● Stated problem
Write out the listing beneath this instruction in its entirety, exactly as it reads.

● Data section
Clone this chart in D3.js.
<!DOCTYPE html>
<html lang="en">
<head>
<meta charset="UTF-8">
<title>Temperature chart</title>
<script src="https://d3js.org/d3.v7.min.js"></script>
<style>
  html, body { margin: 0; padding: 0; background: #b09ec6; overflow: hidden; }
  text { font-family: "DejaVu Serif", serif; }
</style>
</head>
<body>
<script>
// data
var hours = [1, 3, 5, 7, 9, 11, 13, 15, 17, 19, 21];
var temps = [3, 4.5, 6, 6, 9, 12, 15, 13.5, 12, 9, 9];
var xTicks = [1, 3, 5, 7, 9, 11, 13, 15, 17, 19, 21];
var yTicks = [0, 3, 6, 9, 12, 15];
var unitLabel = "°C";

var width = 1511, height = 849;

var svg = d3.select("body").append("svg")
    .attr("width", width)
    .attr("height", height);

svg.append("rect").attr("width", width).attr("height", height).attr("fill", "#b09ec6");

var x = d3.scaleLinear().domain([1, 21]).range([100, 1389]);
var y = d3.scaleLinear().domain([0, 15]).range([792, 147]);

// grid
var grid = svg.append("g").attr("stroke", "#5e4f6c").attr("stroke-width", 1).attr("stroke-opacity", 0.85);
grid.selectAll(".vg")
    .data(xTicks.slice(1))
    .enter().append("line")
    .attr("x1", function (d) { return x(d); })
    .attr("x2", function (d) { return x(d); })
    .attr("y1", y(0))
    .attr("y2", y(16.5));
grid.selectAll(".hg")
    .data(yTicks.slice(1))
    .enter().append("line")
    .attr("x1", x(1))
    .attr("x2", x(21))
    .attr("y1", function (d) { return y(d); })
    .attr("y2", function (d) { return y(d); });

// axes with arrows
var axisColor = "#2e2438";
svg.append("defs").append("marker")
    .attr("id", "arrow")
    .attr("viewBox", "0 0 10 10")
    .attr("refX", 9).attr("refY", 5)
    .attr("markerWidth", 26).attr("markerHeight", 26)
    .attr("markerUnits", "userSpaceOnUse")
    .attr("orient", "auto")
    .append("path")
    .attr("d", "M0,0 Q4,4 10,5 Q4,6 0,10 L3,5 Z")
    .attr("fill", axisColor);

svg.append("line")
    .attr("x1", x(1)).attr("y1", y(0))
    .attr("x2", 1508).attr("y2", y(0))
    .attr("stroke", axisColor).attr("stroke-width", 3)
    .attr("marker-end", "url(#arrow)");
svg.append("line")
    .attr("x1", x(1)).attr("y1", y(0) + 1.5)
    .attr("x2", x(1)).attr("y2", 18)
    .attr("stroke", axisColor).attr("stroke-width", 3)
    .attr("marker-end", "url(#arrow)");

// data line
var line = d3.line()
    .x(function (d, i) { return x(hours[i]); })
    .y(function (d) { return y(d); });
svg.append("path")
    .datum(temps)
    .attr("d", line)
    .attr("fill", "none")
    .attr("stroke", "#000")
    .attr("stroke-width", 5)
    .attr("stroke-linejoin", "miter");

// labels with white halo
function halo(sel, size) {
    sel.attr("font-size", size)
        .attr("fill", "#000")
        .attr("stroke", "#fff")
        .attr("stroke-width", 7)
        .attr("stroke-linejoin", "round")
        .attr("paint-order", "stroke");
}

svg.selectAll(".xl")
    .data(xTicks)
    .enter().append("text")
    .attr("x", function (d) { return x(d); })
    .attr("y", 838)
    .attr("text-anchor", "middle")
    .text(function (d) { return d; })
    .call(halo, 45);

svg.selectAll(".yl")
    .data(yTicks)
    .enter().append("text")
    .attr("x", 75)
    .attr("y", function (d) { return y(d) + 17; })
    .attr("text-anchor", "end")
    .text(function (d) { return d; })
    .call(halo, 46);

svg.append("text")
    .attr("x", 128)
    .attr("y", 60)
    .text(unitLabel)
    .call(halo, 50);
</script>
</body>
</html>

● Solved problem
Clone this chart in D3.js.
<!DOCTYPE html>
<html lang="en">
<head>
<meta charset="UTF-8">
<title>Temperature chart</title>
<script src="https://d3js.org/d3.v7.min.js"></script>
<style>
  html, body { margin: 0; padding: 0; background: #b09ec6; overflow: hidden; }
  text { font-family: "DejaVu Serif", serif; }
</style>
</head>
<body>
<script>
// data
var hours = [1, 3, 5, 7, 9, 11, 13, 15, 17, 19, 21];
var temps = [3, 4.5, 6, 6, 9, 12, 15, 13.5, 12, 9, 9];
var xTicks = [1, 3, 5, 7, 9, 11, 13, 15, 17, 19, 21];
var yTicks = [0, 3, 6, 9, 12, 15];
var unitLabel = "°C";

var width = 1511, height = 849;

var svg = d3.select("body").append("svg")
    .attr("width", width)
    .attr("height", height);

svg.append("rect").attr("width", width).attr("height", height).attr("fill", "#b09ec6");

var x = d3.scaleLinear().domain([1, 21]).range([100, 1389]);
var y = d3.scaleLinear().domain([0, 15]).range([792, 147]);

// grid
var grid = svg.append("g").attr("stroke", "#5e4f6c").attr("stroke-width", 1).attr("stroke-opacity", 0.85);
grid.selectAll(".vg")
    .data(xTicks.slice(1))
    .enter().append("line")
    .attr("x1", function (d) { return x(d); })
    .attr("x2", function (d) { return x(d); })
    .attr("y1", y(0))
    .attr("y2", y(16.5));
grid.selectAll(".hg")
    .data(yTicks.slice(1))
    .enter().append("line")
    .attr("x1", x(1))
    .attr("x2", x(21))
    .attr("y1", function (d) { return y(d); })
    .attr("y2", function (d) { return y(d); });

// axes with arrows
var axisColor = "#2e2438";
svg.append("defs").append("marker")
    .attr("id", "arrow")
    .attr("viewBox", "0 0 10 10")
    .attr("refX", 9).attr("refY", 5)
    .attr("markerWidth", 26).attr("markerHeight", 26)
    .attr("markerUnits", "userSpaceOnUse")
    .attr("orient", "auto")
    .append("path")
    .attr("d", "M0,0 Q4,4 10,5 Q4,6 0,10 L3,5 Z")
    .attr("fill", axisColor);

svg.append("line")
    .attr("x1", x(1)).attr("y1", y(0))
    .attr("x2", 1508).attr("y2", y(0))
    .attr("stroke", axisColor).attr("stroke-width", 3)
    .attr("marker-end", "url(#arrow)");
svg.append("line")
    .attr("x1", x(1)).attr("y1", y(0) + 1.5)
    .attr("x2", x(1)).attr("y2", 18)
    .attr("stroke", axisColor).attr("stroke-width", 3)
    .attr("marker-end", "url(#arrow)");

// data line
var line = d3.line()
    .x(function (d, i) { return x(hours[i]); })
    .y(function (d) { return y(d); });
svg.append("path")
    .datum(temps)
    .attr("d", line)
    .attr("fill", "none")
    .attr("stroke", "#000")
    .attr("stroke-width", 5)
    .attr("stroke-linejoin", "miter");

// labels with white halo
function halo(sel, size) {
    sel.attr("font-size", size)
        .attr("fill", "#000")
        .attr("stroke", "#fff")
        .attr("stroke-width", 7)
        .attr("stroke-linejoin", "round")
        .attr("paint-order", "stroke");
}

svg.selectAll(".xl")
    .data(xTicks)
    .enter().append("text")
    .attr("x", function (d) { return x(d); })
    .attr("y", 838)
    .attr("text-anchor", "middle")
    .text(function (d) { return d; })
    .call(halo, 45);

svg.selectAll(".yl")
    .data(yTicks)
    .enter().append("text")
    .attr("x", 75)
    .attr("y", function (d) { return y(d) + 17; })
    .attr("text-anchor", "end")
    .text(function (d) { return d; })
    .call(halo, 46);

svg.append("text")
    .attr("x", 128)
    .attr("y", 60)
    .text(unitLabel)
    .call(halo, 50);
</script>
</body>
</html>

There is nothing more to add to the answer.